You have an innovative product idea and a well-defined specification? The next step seems obvious: prototype your concept to kick off industrialisation. Yet, before that exciting phase, there is an often overlooked but essential step: the product architecture study.
For multi-technology products — wearables, worn airbags, soft exoskeletons — this stage is even more decisive: combining mechanics + electronics + textile multiplies the interactions to anticipate, and poor architecture is expensive in iterations.
1. What is a product architecture study?
The architecture study, or pre-technical study, is the first phase of product development. At AQ-Tech, it serves to analyse functions, constraints and technology choices in order to define the best design strategy.
Concretely, it consists in identifying every function of the product and translating them into viable technical solutions. The goal is to compare these solutions on relevance, cost, reliability and manufacturability.
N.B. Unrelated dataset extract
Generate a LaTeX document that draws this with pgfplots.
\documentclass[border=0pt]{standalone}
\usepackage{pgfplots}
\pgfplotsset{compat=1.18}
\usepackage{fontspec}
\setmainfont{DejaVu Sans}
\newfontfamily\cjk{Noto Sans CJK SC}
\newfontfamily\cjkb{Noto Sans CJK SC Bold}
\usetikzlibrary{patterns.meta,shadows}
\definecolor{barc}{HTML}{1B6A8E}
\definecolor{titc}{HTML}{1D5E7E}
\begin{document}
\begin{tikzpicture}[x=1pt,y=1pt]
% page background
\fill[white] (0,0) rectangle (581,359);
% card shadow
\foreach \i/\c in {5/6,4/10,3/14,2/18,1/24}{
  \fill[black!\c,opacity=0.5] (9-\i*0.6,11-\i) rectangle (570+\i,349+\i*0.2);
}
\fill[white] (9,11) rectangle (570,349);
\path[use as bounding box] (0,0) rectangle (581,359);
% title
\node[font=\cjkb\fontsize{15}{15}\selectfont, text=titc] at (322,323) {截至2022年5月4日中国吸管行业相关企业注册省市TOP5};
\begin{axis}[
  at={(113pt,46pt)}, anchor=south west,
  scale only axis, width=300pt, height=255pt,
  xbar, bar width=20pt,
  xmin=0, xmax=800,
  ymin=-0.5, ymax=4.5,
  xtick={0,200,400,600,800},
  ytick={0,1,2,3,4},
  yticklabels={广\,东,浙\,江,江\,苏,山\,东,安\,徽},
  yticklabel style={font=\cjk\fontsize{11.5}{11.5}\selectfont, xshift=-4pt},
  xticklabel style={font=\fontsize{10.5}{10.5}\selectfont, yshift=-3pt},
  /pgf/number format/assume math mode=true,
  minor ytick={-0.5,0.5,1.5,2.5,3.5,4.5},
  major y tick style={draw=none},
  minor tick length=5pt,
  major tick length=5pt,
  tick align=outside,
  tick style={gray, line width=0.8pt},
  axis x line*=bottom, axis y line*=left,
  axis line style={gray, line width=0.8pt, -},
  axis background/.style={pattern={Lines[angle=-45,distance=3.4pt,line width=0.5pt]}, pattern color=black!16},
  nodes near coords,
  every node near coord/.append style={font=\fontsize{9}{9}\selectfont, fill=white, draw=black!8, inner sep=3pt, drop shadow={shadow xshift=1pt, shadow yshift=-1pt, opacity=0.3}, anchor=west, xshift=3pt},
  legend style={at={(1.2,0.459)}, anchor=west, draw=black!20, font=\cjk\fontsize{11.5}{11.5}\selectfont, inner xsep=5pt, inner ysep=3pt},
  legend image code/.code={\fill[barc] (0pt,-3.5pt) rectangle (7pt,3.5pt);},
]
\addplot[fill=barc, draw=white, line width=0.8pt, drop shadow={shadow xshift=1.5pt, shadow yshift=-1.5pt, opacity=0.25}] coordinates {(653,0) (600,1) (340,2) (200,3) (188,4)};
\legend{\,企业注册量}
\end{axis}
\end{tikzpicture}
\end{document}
Example on a connected garment: the study will determine the communication technology (BLE, LoRa, Wi-Fi), the type of sensor (textile ECG, IMU, EMG), battery autonomy, the textile-to-electronics connection method (snap, HF welding, overmoulding), the targeted washability and the ergonomic placement of the module. Each choice is weighed on cost, reliability, footprint and availability.
This phase produces a reference document that guides engineers through prototype design and justifies every technical choice.
2. Key stages of a multi-technology architecture study
The starting point is the specification. Even if it seems complete, it must be reformulated and enriched by the engineering office to ensure shared understanding.
a. Define the product functions
The product is not limited to its normal operation. Every scenario must be considered:
- What happens when the battery is low?
- How does the product react if a sensor fails?
- Should it support remote updates (OTA)?
- How does it behave during washing / drying?
- How does it interact with the wearer during extreme movement?
b. Identify the technical constraints of the worn product
Once the functions are defined, examine the physical and environmental constraints:
- Washability: how many cycles, at what temperature?
- Sealing (IPX), UV resistance, sweat and shock resistance?
- Wearing comfort: weight, footprint of the electronic module
- Dismountability: electronics separable from the textile for recycling?
c. Factor in market and certification constraints
A product must be technically achievable but also economically viable:
- What is the target manufacturing cost?
- For what volume (10–100 pre-series, 1k–100k series)?
- Which certifications (CE PPE, MDR class I/IIa, FCC, RED)?
The architecture study thus covers the full product life cycle. This work often surfaces unanticipated issues and lets you adjust the specification before moving to detailed design.
3. Multi-disciplinary technical analysis
Each function is studied to identify the technical solutions on the table:
- Which technology meets the function (BLE, LoRa, Wi-Fi, NFC, wired)?
- Which manufacturing process (injection, 3D printing, HF welding, sewing)?
- Which mechanical assembly offers the best trade-off between robustness, cost and repairability?
- Which firmware architecture (sleep mode, OTA, embedded processing)?
Each option is evaluated against precise criteria: complexity, production cost, footprint, weight, power consumption, washability. Solutions are compared and only the most relevant ones are kept.
4. Keys to a successful architecture study
Two conditions are essential:
- Have a complete view of the product: functions, technical constraints, uses, maintenance, recycling, manufacturing, logistics.
- De-risk every function: the earlier a risk is identified, the cheaper it is to fix.
On a multi-technology product, it is crucial to mobilise the 3 expertises at the same time from this stage onward: a mechanical engineer, an electronics engineer, a textile technician. A decision made in silo systematically triggers a costly iteration loop — this is what sets our multidisciplinary engineering office approach apart.
5. An essential collaboration
A successful architecture study rests on close collaboration between your team and the engineering office. You know your market and your needs; we bring our technical expertise (mechanics, electronics, technical textile) and our overall view of product life cycles.
A well-run architecture study is not lost time, but a major gain over the entire development.